Der Aufbau des Buches ist didaktisch klug gegliedert. Nach den theoretischen Grundlagen zu Community Development und Sustainable Livelihoods folgt eine theologische Rahmung, bevor MSSS mit seiner Geschichte, Struktur und Praxis ausführlich dargestellt wird. Besonders eindrücklich sind die Kapitel über die Graswurzelarbeit: Dort erfährt der Leser, wie Selbsthilfegruppen, Jugendverbände und Fraueninitiativen konkrete Verbesserungen in Bildung, Gesundheit und Einkommen erzielen.

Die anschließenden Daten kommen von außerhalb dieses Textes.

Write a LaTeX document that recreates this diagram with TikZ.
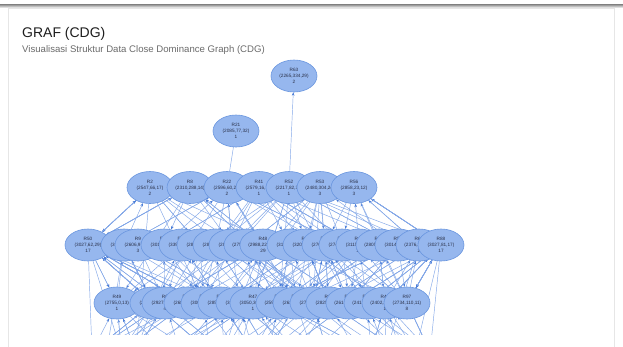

Am Ende wagt Lourdu einen Blick nach vorn: Er entwickelt eine strategische Agenda für die kommenden Jahrzehnte, die Digitalisierung, Klimaanpassung und neue Formen synodaler Partizipation einschließt.

Ein Autor, der selbst handelt

Unser Leimenblog-Artikel weist zudem darauf hin, dass das Werk in Lourdus langes Engagement für interkulturelle und interreligiöse Verständigung eingebettet ist. Seine Gründung von NGOs in Indien, Deutschland und Tansania sowie die persönliche Auszeichnung durch die Stadt Leimen unterstreichen, dass er nicht aus akademischer Distanz schreibt, sondern aus einer lebenslangen Praxis herausleimenblog.de. Diese Authentizität verleiht dem Buch Gewicht und Glaubwürdigkeit.

Verständlich, ohne zu vereinfachen

Sprachlich ist das Werk anspruchsvoll, aber zugänglich. Lourdu gelingt es, komplexe theoretische Konzepte wie das „Sustainable Livelihood Framework“ oder den Begriff der „missional legitimacy“ in eine Sprache zu übersetzen, die auch für Praktiker der Entwicklungsarbeit nachvollziehbar bleibt. Zugleich bleibt der theologische Ton spürbar, ohne ins Predigthafte zu kippen.

Ein Blick mit Tiefenschärfe

Kritisch ließe sich anmerken, dass die starke Fokussierung auf MSSS die Gefahr birgt, die Vielschichtigkeit anderer kirchlicher oder säkularer Entwicklungsakteure in Tamil Nadu zu vernachlässigen. Doch gerade darin liegt die Stärke des Buches: in der konsequenten Tiefenbohrung an einem Beispiel, das paradigmatisch für viele ähnliche Initiativen stehen kann.

Mehr als eine Festschrift

Insgesamt lässt sich sagen: Sacred Spaces and Sustainable Futures ist mehr als eine Festschrift zum Jubiläum von Gaudium et Spes oder einfach eine Fortschreibung seiner Dissertation. Es ist eine programmatische Einladung, Kirche neu als Akteurin nachhaltiger Entwicklung zu denken – eine Kirche, die nicht nur tröstet, sondern befähigt; die nicht nur betet, sondern handelt. Dr. Lourdu gelingt es, ein Brückenschlag zwischen Theologie und Praxis, zwischen Vergangenheit und Zukunft, zwischen Indien und der Welt.

Für Wissenschaftler, Entwicklungspraktiker, kirchliche Entscheidungsträger und interessierte Laien ist dieses Buch gleichermaßen empfehlenswert. Es zeigt, dass „Glaube in Aktion“ – wie es hier formuliert wird – nicht leere Phrase, sondern gelebte Realität sein kann.